The leader of Avante had positioned himself this year as a candidate for the presidency. Butin August, he announced that he was stepping down to support Lula’s candidacy. He is expected to lead the PT response to the official narrative about Auxilio Brasil. “For Lula it’s a golazo” (or “a home run” in U.S. slang), said Marta Arretche, a professor in the Department of Political Science at the University of São Paulo.

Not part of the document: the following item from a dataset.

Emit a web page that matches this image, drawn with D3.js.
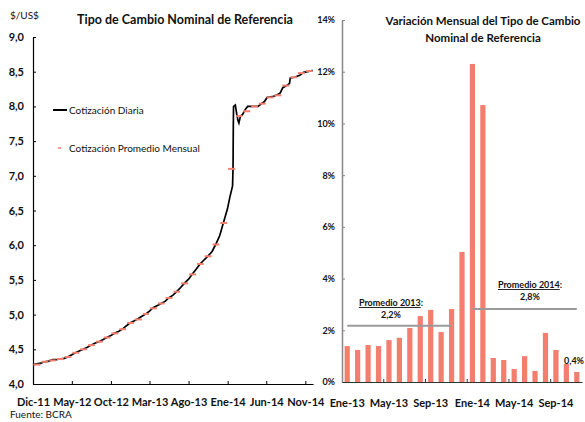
<!DOCTYPE html>
<html>
<head>
<meta charset="utf-8">
<script src="https://cdn.jsdelivr.net/npm/d3@7"></script>
<style>
  body { margin: 0; background: #fff; }
  svg text { font-family: Lato, "Open Sans", sans-serif; fill: #111; }
</style>
</head>
<body>
<div id="chart"></div>
<script>
// daily quotation ($/US$)
var dailyDates = ["2011-12-01","2011-12-15","2012-01-01","2012-01-15","2012-02-01","2012-02-15","2012-03-01","2012-03-15",
  "2012-04-01","2012-04-15","2012-05-01","2012-05-15","2012-06-01","2012-06-15","2012-07-01","2012-07-15",
  "2012-08-01","2012-08-15","2012-09-01","2012-09-15","2012-10-01","2012-10-15","2012-11-01","2012-11-15",
  "2012-12-01","2012-12-15","2013-01-01","2013-01-15","2013-02-01","2013-02-15","2013-03-01","2013-03-15",
  "2013-04-01","2013-04-15","2013-05-01","2013-05-15","2013-06-01","2013-06-15","2013-07-01","2013-07-15",
  "2013-08-01","2013-08-15","2013-09-01","2013-09-15","2013-10-01","2013-10-15","2013-11-01","2013-11-15",
  "2013-12-01","2013-12-15","2013-12-31","2014-01-10","2014-01-20","2014-01-22","2014-01-23","2014-01-24",
  "2014-01-31","2014-02-05","2014-02-10","2014-02-14","2014-02-20","2014-02-28","2014-03-10","2014-03-20",
  "2014-04-10","2014-04-30","2014-05-10","2014-05-25","2014-06-05","2014-06-25","2014-07-10","2014-07-25",
  "2014-08-05","2014-08-20","2014-08-31","2014-09-03","2014-09-20","2014-10-10","2014-10-25","2014-11-10",
  "2014-11-30"];
var dailyValues = [4.28,4.29,4.30,4.32,4.33,4.35,4.35,4.36,
  4.37,4.39,4.42,4.45,4.48,4.50,4.53,4.56,
  4.59,4.61,4.64,4.67,4.70,4.73,4.76,4.79,
  4.84,4.88,4.91,4.94,4.98,5.01,5.05,5.10,
  5.13,5.16,5.19,5.24,5.28,5.33,5.39,5.45,
  5.51,5.58,5.66,5.73,5.79,5.84,5.91,6.01,
  6.14,6.32,6.52,6.70,6.85,7.10,7.70,8.00,
  8.02,7.90,7.80,7.76,7.86,7.88,7.95,8.00,
  8.00,8.00,8.03,8.07,8.13,8.14,8.16,8.19,
  8.27,8.30,8.33,8.41,8.42,8.45,8.49,8.50,
  8.52];

// monthly average quotation
var monthStarts = ["2011-12","2012-01","2012-02","2012-03","2012-04","2012-05","2012-06","2012-07","2012-08","2012-09",
  "2012-10","2012-11","2012-12","2013-01","2013-02","2013-03","2013-04","2013-05","2013-06","2013-07","2013-08",
  "2013-09","2013-10","2013-11","2013-12","2014-01","2014-02","2014-03","2014-04","2014-05","2014-06","2014-07",
  "2014-08","2014-09","2014-10","2014-11"];
var monthlyAvg = [4.28,4.32,4.34,4.36,4.39,4.45,4.50,4.56,4.61,4.67,
  4.73,4.79,4.88,4.93,5.01,5.09,5.16,5.24,5.33,5.45,5.58,
  5.73,5.84,6.01,6.32,7.10,7.86,7.93,8.00,8.04,8.13,8.16,
  8.30,8.42,8.48,8.51];

var leftTickLabels = ["Dic-11","May-12","Oct-12","Mar-13","Ago-13","Ene-14","Jun-14","Nov-14"];

// monthly variation (%)
var varMonths = ["Ene-13","Feb-13","Mar-13","Abr-13","May-13","Jun-13","Jul-13","Ago-13","Sep-13","Oct-13","Nov-13","Dic-13",
  "Ene-14","Feb-14","Mar-14","Abr-14","May-14","Jun-14","Jul-14","Ago-14","Sep-14","Oct-14","Nov-14"];
var varValues = [1.39,1.24,1.43,1.39,1.62,1.71,2.09,2.55,2.79,1.93,2.82,5.03,
  12.30,10.71,0.93,0.85,0.50,1.00,0.43,1.90,1.24,0.70,0.39];
var rightTickLabels = ["Ene-13","May-13","Sep-13","Ene-14","May-14","Sep-14"];

var avg2013 = 2.18, avg2014 = 2.82;

var W = 585, H = 422;
var salmon = "#f47e6e";
var comma = d3.formatLocale({decimal: ",", thousands: ".", grouping: [3], currency: ["$", ""]});
var parseDay = d3.timeParse("%Y-%m-%d"), parseMonth = d3.timeParse("%Y-%m");

var svg = d3.select("#chart").append("svg").attr("width", W).attr("height", H);

// ---------- left chart ----------
var x1 = d3.scaleTime().domain([new Date(2011, 11, 1), new Date(2014, 11, 1)]).range([33, 313]);
var y1 = d3.scaleLinear().domain([4, 9]).range([384, 37]);

var yAxis1 = d3.axisLeft(y1).tickValues(d3.range(4, 9.01, 0.5)).tickFormat(comma.format(".1f"))
  .tickSize(-3).tickSizeOuter(0).tickPadding(9);
var gy1 = svg.append("g").attr("transform", "translate(33,0)").call(yAxis1);
gy1.selectAll("text").attr("font-size", 11).attr("font-weight", "bold");

var leftTicks = leftTickLabels.map((d, i) => d3.timeMonth.offset(new Date(2011, 11, 1), i * 5));
var xAxis1 = d3.axisBottom(x1).tickValues(leftTicks).tickFormat((d, i) => leftTickLabels[i])
  .tickSize(-3).tickSizeOuter(0).tickPadding(14);
var gx1 = svg.append("g").attr("transform", "translate(0,384)").call(xAxis1);
gx1.selectAll("text").attr("font-size", 11).attr("font-weight", "bold");
[gy1, gx1].forEach(g => { g.select(".domain").attr("stroke", "#000").attr("stroke-width", 1.2); g.selectAll(".tick line").attr("stroke", "#000"); });

var daily = dailyDates.map((d, i) => ({date: parseDay(d), v: dailyValues[i]}));
svg.append("path").datum(daily)
  .attr("fill", "none").attr("stroke", "#000").attr("stroke-width", 1.7)
  .attr("d", d3.line().x(d => x1(d.date)).y(d => y1(d.v)));

svg.append("g").selectAll("line").data(monthStarts).join("line")
  .attr("x1", d => x1(parseMonth(d)) + 0.5)
  .attr("x2", d => x1(d3.timeMonth.offset(parseMonth(d), 1)) - 0.5)
  .attr("y1", (d, i) => y1(monthlyAvg[i])).attr("y2", (d, i) => y1(monthlyAvg[i]))
  .attr("stroke", salmon).attr("stroke-width", 2);

svg.append("text").attr("x", 10).attr("y", 19).attr("font-size", 10).text("$/US$");
svg.append("text").attr("x", 185).attr("y", 24).attr("text-anchor", "middle")
  .attr("font-size", 12.5).attr("font-weight", "bold").text("Tipo de Cambio Nominal de Referencia");

// legend
svg.append("line").attr("x1", 53).attr("x2", 67).attr("y1", 110).attr("y2", 110).attr("stroke", "#000").attr("stroke-width", 2);
svg.append("text").attr("x", 69).attr("y", 114).attr("font-size", 10).text("Cotización Diaria");
svg.append("line").attr("x1", 58).attr("x2", 61).attr("y1", 148).attr("y2", 148).attr("stroke", salmon).attr("stroke-width", 1.5);
svg.append("text").attr("x", 69).attr("y", 152).attr("font-size", 10).text("Cotización Promedio Mensual");

svg.append("text").attr("x", 10).attr("y", 418).attr("font-size", 10).text("Fuente: BCRA");

// ---------- right chart ----------
var x2 = d3.scaleBand().domain(varMonths).range([342, 582]).paddingInner(0.5).paddingOuter(0.25);
var y2 = d3.scaleLinear().domain([0, 14]).range([382, 20]);

svg.append("g").selectAll("rect").data(varMonths).join("rect")
  .attr("x", d => x2(d)).attr("width", x2.bandwidth())
  .attr("y", (d, i) => y2(varValues[i])).attr("height", (d, i) => y2(0) - y2(varValues[i]))
  .attr("fill", salmon);

var yAxis2 = d3.axisLeft(y2).tickValues(d3.range(0, 14.01, 2)).tickFormat(d => d + "%")
  .tickSize(-3).tickSizeOuter(0).tickPadding(7);
var gy2 = svg.append("g").attr("transform", "translate(342,0)").call(yAxis2);
gy2.selectAll("text").attr("font-size", 9).attr("font-weight", "bold");
gy2.select(".domain").attr("stroke", "#888").attr("stroke-width", 1.5);
gy2.selectAll(".tick line").attr("stroke", "#888");

var xAxis2 = d3.axisBottom(x2).tickValues(rightTickLabels).tickSize(0).tickSizeOuter(0).tickPadding(17);
var gx2 = svg.append("g").attr("transform", "translate(0,382)").call(xAxis2);
gx2.selectAll("text").attr("font-size", 11).attr("font-weight", "bold");
gx2.select(".domain").attr("stroke", "#333").attr("stroke-width", 1.2);

// tick marks between bands every four months
var step = x2.step();
svg.append("g").selectAll("line").data([4, 8, 12, 16, 20]).join("line")
  .attr("x1", i => x2(varMonths[i]) - step * 0.25).attr("x2", i => x2(varMonths[i]) - step * 0.25)
  .attr("y1", 382).attr("y2", 379).attr("stroke", "#333");

// average lines
var avgLines = [
  {from: "Ene-13", to: "Nov-13", v: avg2013, title: "Promedio 2013", label: "2,2%", cx: 391, ty: 306},
  {from: "Ene-14", to: "Nov-14", v: avg2014, title: "Promedio 2014", label: "2,8%", cx: 530, ty: 288}
];
avgLines.forEach(a => {
  var half = x2.bandwidth() / 2;
  svg.append("line").attr("x1", x2(a.from) + half).attr("x2", x2(a.to) + half)
    .attr("y1", y2(a.v)).attr("y2", y2(a.v)).attr("stroke", "#9a9a9a").attr("stroke-width", 2);
  var t = svg.append("text").attr("x", a.cx).attr("y", a.ty).attr("text-anchor", "middle")
    .attr("font-size", 9).attr("font-weight", "bold");
  t.append("tspan").attr("text-decoration", "underline").text(a.title);
  t.append("tspan").text(":");
  svg.append("text").attr("x", a.cx).attr("y", a.ty + 12).attr("text-anchor", "middle")
    .attr("font-size", 9).attr("font-weight", "bold").text(a.label);
});

var last = varMonths.length - 1;
svg.append("text").attr("x", 584).attr("y", y2(varValues[last]) - 8)
  .attr("text-anchor", "end").attr("font-size", 9).attr("font-weight", "bold").text("0,4%");

svg.append("text").attr("x", 483).attr("y", 25).attr("text-anchor", "middle")
  .attr("font-size", 11.5).attr("font-weight", "bold").text("Variación Mensual del Tipo de Cambio");
svg.append("text").attr("x", 483).attr("y", 42).attr("text-anchor", "middle")
  .attr("font-size", 11.5).attr("font-weight", "bold").text("Nominal de Referencia");
</script>
</body>
</html>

In the digital ecosystem, another fundamental support for the PT leader is from the very famous singer Anitta, a sales record holder in her country, number 1 this year in the world ranking on Spotify platform and with triple the followers on Instagram and double the followers on Twitter than Bolsonaro has. “Lula’s and Bolsonaro’s personal accounts have many followers, but they are nothing compared to the influencers, blogs and digital media that support them. In Lula’s case there is a large troop of intellectuals, Brazilian popular musicians and actors, and Anitta is one more of that group. Bolsonaro, however, also has many supporters and has the backing of celebrities from sertanejo (similarto country music in the U.S.) and soccer, for example,” says Ortellado.
Broken record
The fact that the current president and candidate for reelection started his campaign is an understatement. The truth is that he has never stopped campaigning since he took office, and his performance at the head of the government during these four years was always guided by the search for reelection. At no time did he stop speaking for his hard core of supporters, and he dedicated endless hours of his working hours to tour the country in the so-called motociatas, motorcycle marches accompanied by his most radical bases. For Panke, “Bolsonaro’s rhetoric follows the same logic since 2018: trying to create confusion all the time.He repeatedly says: “You are exaggerating, that’s not exactly what I meant”, and his message is that of 2018: fight corruption and defend the traditional family and God.”
The slight improvement of some economic indicators as the election draws near hasn’t changed the population’s dismal standard of living. According to a study the Brazilian Research Network on Food and Nutritional Sovereignty conducted between November and April, hunger doubled in the last two years. More than 33 million Brazilians (15 percent of the population) go hungry. Six out of ten are food insecure.
With these negatives dragging on Bolsonaro, his entourage is left to appeal on social media to the fear and threat of the return of the PT and “the ex-convict” Lula. [Note: In 2018, right-wing prosecutors won conviction of Lula, imprisoning him on trumped-up charges of corruption and money laundering. The Supreme Federal Court threw out the charges in 2019 and released Lula from prison and allowed him to run for office again.] There are frequent mentions—even in the president’s official accounts—of communism, Nicaragua, Venezuela, the ghosts of abortion and the legalization of drugs. A possible prison sentence if he is not reelected—something he himself has referred to on several occasions—keeps Bolsonaro awake at night. The president has already announced to the world—in a July meeting to which he summoned all foreign ambassadors—that he does not believe in the electoral system that elected him so many times. And this increases uncertainty about what will happen in October, when, if the polls are correct, voters will put his main rival at the head of the republic.